Because of the old way of handling parameters, there are downstream dependencies on a parameter file that shouldn't be in the HARK module: https://github.com/econ-ark/HARK/issues/440#issuecomment-562360408 https://github.com/econ-ark/HARK/blob/master/HARK/SolvingMicroDSOPs/Calibration/EstimationParameters.py
SolvingMicroDSOPs
is now a REMARK. But it is still depending on HARK for its Calibration file. This is not right.
Whatever solution we find for parameter management within HARK will, in the best case, also inform how REMARKs work as well.
I think at yesterday's meeting we came to some conclusions about where to go with this. It's actually several different features, which will allow for efficient and flexible configuration.
For (c) and (d) there's questions about how specifically the YAML will be formatted. But I think it's fair to say that if a value is not specified in an (input) YAML file, it will be filled with the default value.

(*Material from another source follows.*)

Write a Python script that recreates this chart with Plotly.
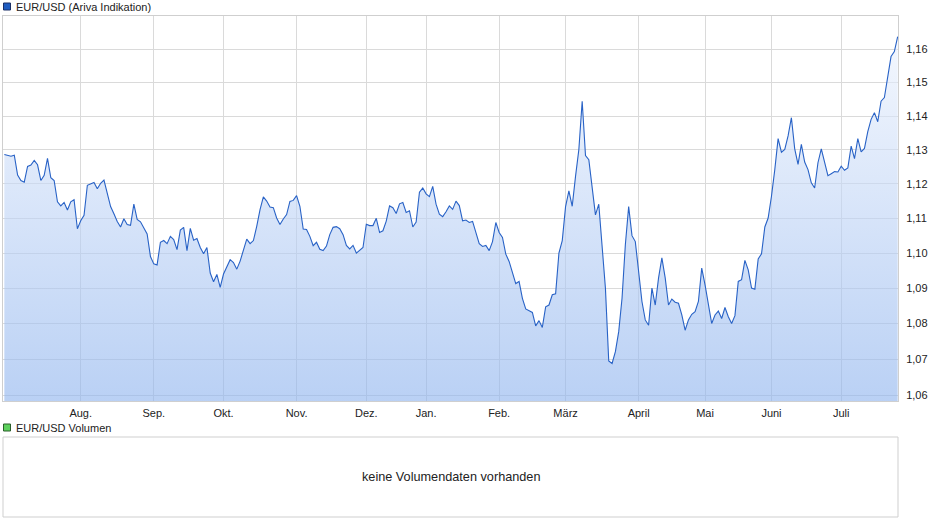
import math
import pandas as pd
import plotly.graph_objects as go

# EUR/USD daily rate per month, 1 Jul 2019 - 24 Jul 2020
jul19 = [1.1286, 1.1283, 1.1281, 1.1284, 1.1226, 1.1210, 1.1205, 1.1251, 1.1255, 1.1269, 1.1256, 1.1210,
         1.1225, 1.1275, 1.1218, 1.1210, 1.1148, 1.1136, 1.1146, 1.1124, 1.1148, 1.1154, 1.1070]
aug19 = [1.1093, 1.1109, 1.1196, 1.1200, 1.1204, 1.1186, 1.1202, 1.1211, 1.1171, 1.1134, 1.1113, 1.1091,
         1.1075, 1.1099, 1.1082, 1.1080, 1.1141, 1.1097, 1.1090, 1.1074, 1.1055, 1.0990]
sep19 = [1.0969, 1.0966, 1.1031, 1.1036, 1.1027, 1.1048, 1.1039, 1.1010, 1.1066, 1.1074, 1.1007, 1.1071,
         1.1037, 1.1042, 1.1016, 1.0998, 1.1016, 1.0943, 1.0918, 1.0939, 1.0902]
okt19 = [1.0940, 1.0962, 1.0981, 1.0973, 1.0954, 1.0977, 1.1010, 1.1040, 1.1027, 1.1036, 1.1077, 1.1125,
         1.1162, 1.1150, 1.1133, 1.1131, 1.1101, 1.1082, 1.1098, 1.1111, 1.1149, 1.1152]
nov19 = [1.1166, 1.1135, 1.1069, 1.1068, 1.1048, 1.1021, 1.1031, 1.1011, 1.1007, 1.1020, 1.1053, 1.1074,
         1.1076, 1.1070, 1.1053, 1.1022, 1.1012, 1.1022, 1.1000, 1.1008, 1.1016]
dez19 = [1.1083, 1.1079, 1.1079, 1.1100, 1.1059, 1.1064, 1.1092, 1.1136, 1.1131, 1.1114, 1.1142, 1.1146,
         1.1117, 1.1122, 1.1075, 1.1089, 1.1176, 1.1188]
jan20 = [1.1171, 1.1163, 1.1193, 1.1141, 1.1112, 1.1105, 1.1119, 1.1136, 1.1126, 1.1150, 1.1137, 1.1093,
         1.1095, 1.1088, 1.1091, 1.1057, 1.1027, 1.1019, 1.1022, 1.1007, 1.1033, 1.1088]
feb20 = [1.1059, 1.1045, 1.0997, 1.0976, 1.0945, 1.0913, 1.0919, 1.0871, 1.0841, 1.0836, 1.0831, 1.0793,
         1.0808, 1.0789, 1.0847, 1.0852, 1.0881, 1.0884, 1.1000, 1.1036]
mar20 = [1.1134, 1.1180, 1.1135, 1.1222, 1.1301, 1.1444, 1.1283, 1.1271, 1.1193, 1.1110, 1.1141, 1.1024,
         1.0900, 1.0695, 1.0688, 1.0721, 1.0777, 1.0871, 1.1024, 1.1134, 1.1050, 1.1033]
apr20 = [1.0943, 1.0862, 1.0810, 1.0795, 1.0900, 1.0852, 1.0929, 1.0986, 1.0929, 1.0852, 1.0869, 1.0860,
         1.0857, 1.0824, 1.0781, 1.0810, 1.0826, 1.0833, 1.0862, 1.0957]
mai20 = [1.0909, 1.0852, 1.0800, 1.0824, 1.0835, 1.0814, 1.0845, 1.0819, 1.0800, 1.0822, 1.0919, 1.0924,
         1.0979, 1.0952, 1.0900, 1.0897, 1.0983, 1.0998, 1.1075, 1.1101]
jun20 = [1.1164, 1.1242, 1.1333, 1.1293, 1.1301, 1.1341, 1.1395, 1.1303, 1.1257, 1.1316, 1.1264, 1.1242,
         1.1203, 1.1188, 1.1262, 1.1303, 1.1262, 1.1224, 1.1230, 1.1236, 1.1235]
jul20 = [1.1252, 1.1240, 1.1247, 1.1311, 1.1274, 1.1333, 1.1294, 1.1304, 1.1354, 1.1390, 1.1410, 1.1383,
         1.1444, 1.1455, 1.1524, 1.1578, 1.1593, 1.1638]

# days without a quote (German holidays)
holidays = ["2019-10-03", "2019-12-24", "2019-12-25", "2019-12-26", "2019-12-31", "2020-01-01",
            "2020-04-10", "2020-04-13", "2020-05-01", "2020-06-01"]

month_labels = ["Aug.", "Sep.", "Okt.", "Nov.", "Dez.", "Jan.", "Feb.", "März", "April", "Mai", "Juni", "Juli"]
y_ticks = [1.06, 1.07, 1.08, 1.09, 1.10, 1.11, 1.12, 1.13, 1.14, 1.15, 1.16]
y_min, y_max = 1.0584, 1.1701

rate = jul19 + aug19 + sep19 + okt19 + nov19 + dez19 + jan20 + feb20 + mar20 + apr20 + mai20 + jun20 + jul20

days = pd.bdate_range("2019-07-01", "2020-07-24")
days = days[~days.isin(pd.to_datetime(holidays))]
x = days.strftime("%Y-%m-%d").tolist()
assert len(x) == len(rate), (len(x), len(rate))

# first quote of every month gets a tick (skip the partial first month)
firsts = pd.Series(x, index=days).groupby(days.to_period("M")).first().tolist()[1:]

FONT = "Liberation Sans, Arial, sans-serif"
W, H = 940, 526
ML, MR, MT, MB = 3, 42, 16, 9
pw, ph = W - ML - MR, H - MT - MB


def px(xp):
    return (xp - ML) / pw


def py(yp):
    return (H - MB - yp) / ph


fig = go.Figure()
# invisible floor so the area can be filled on the log axis
fig.add_trace(go.Scatter(x=x, y=[y_min] * len(x), mode="lines", line=dict(width=0),
                         hoverinfo="skip", showlegend=False))
fig.add_trace(go.Scatter(
    x=x, y=rate, mode="lines", name="EUR/USD (Ariva Indikation)",
    line=dict(color="#2862c6", width=1.1),
    fill="tonexty",
    fillgradient=dict(type="vertical",
                      colorscale=[[0, "rgba(143,180,238,0.62)"], [1, "rgba(236,242,253,0.62)"]]),
    showlegend=False,
))

fig.update_layout(
    width=W, height=H,
    margin=dict(l=ML, r=MR, t=MT, b=MB),
    paper_bgcolor="white", plot_bgcolor="white",
    separators=",.",
    font=dict(family=FONT, size=11, color="#222222"),
    xaxis=dict(type="category", range=[-0.4, len(x) - 0.9],
               tickvals=firsts, ticktext=month_labels,
               showgrid=True, gridcolor="#dadada", gridwidth=1,
               showline=True, linecolor="#cfcfcf", mirror=True,
               ticks="", ticklabelstandoff=2, zeroline=False,
               tickfont=dict(size=11, color="#222222")),
    yaxis=dict(type="log", side="right", domain=[py(401), 1],
               range=[math.log10(y_min), math.log10(y_max)],
               tickvals=y_ticks, tickformat=".2f",
               showgrid=True, gridcolor="#dadada", gridwidth=1,
               showline=True, linecolor="#cfcfcf", mirror=True,
               ticks="", ticklabelstandoff=5, zeroline=False,
               tickfont=dict(size=11, color="#222222")),
    showlegend=False,
)

# legend boxes
fig.add_shape(type="rect", xref="paper", yref="paper",
              x0=px(3.5), x1=px(10.5), y0=py(10), y1=py(3),
              fillcolor="#1f5cc0", line=dict(color="#1a2f66", width=1))
fig.add_annotation(xref="paper", yref="paper", x=px(14), y=py(6.5), xanchor="left", yanchor="middle",
                   text="EUR/USD (Ariva Indikation)", showarrow=False,
                   font=dict(family=FONT, size=11, color="#222222"))

fig.add_shape(type="rect", xref="paper", yref="paper",
              x0=px(3.5), x1=px(10.5), y0=py(431), y1=py(424),
              fillcolor="#5cd05c", line=dict(color="#2b5e2b", width=1))
fig.add_annotation(xref="paper", yref="paper", x=px(14), y=py(427.5), xanchor="left", yanchor="middle",
                   text="EUR/USD Volumen", showarrow=False,
                   font=dict(family=FONT, size=11, color="#222222"))

# empty volume panel
fig.add_shape(type="rect", xref="paper", yref="paper",
              x0=0, x1=1, y0=py(517), y1=py(437),
              fillcolor="rgba(0,0,0,0)", line=dict(color="#cfcfcf", width=1))
fig.add_annotation(xref="paper", yref="paper", x=0.5, y=py(477), xanchor="center", yanchor="middle",
                   text="keine Volumendaten vorhanden", showarrow=False,
                   font=dict(family=FONT, size=12.7, color="#222222"))

# the page's default body margin would push the chart 8px down/right
fig.write_html("out.html", config={"displayModeBar": False},
               post_script="document.body.style.margin='0';")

The idea behind (c) and (d) is to have model portability. This is quite a big lift. I'd like to scope this ticket at (a) (b) and the preliminary version of (c). The design decisions for (c) and (d) are going to require a lot more discussion.
The next step in this issue is to allow the configuration of a HARK model from a YAML file.
The best thing to do would be to use an existing YAML format for model configuration: Dolang! So this is related to #763
Since #763 covers the case of having dolang YAML input into HARK, I'm changing the scope of this ticket to be outputting HARK modles to dolang YAML.
This will depend on having an internal, functionalized version of the transition functions in HARK. So this depends on #761
This also depends on having an organized representation of the parameters of a model, or #660
Simulations built with HARK currently start with long sections of Python code setting parameters.
This custom code is written in a few different styles; it would be cleaner to have these parameters in a configuration file. This is what Dolang does, and is a pattern it would do well to get to.
This also would be a step in the direction of automating the creation of tables for showing the mapping between notation and Python variables.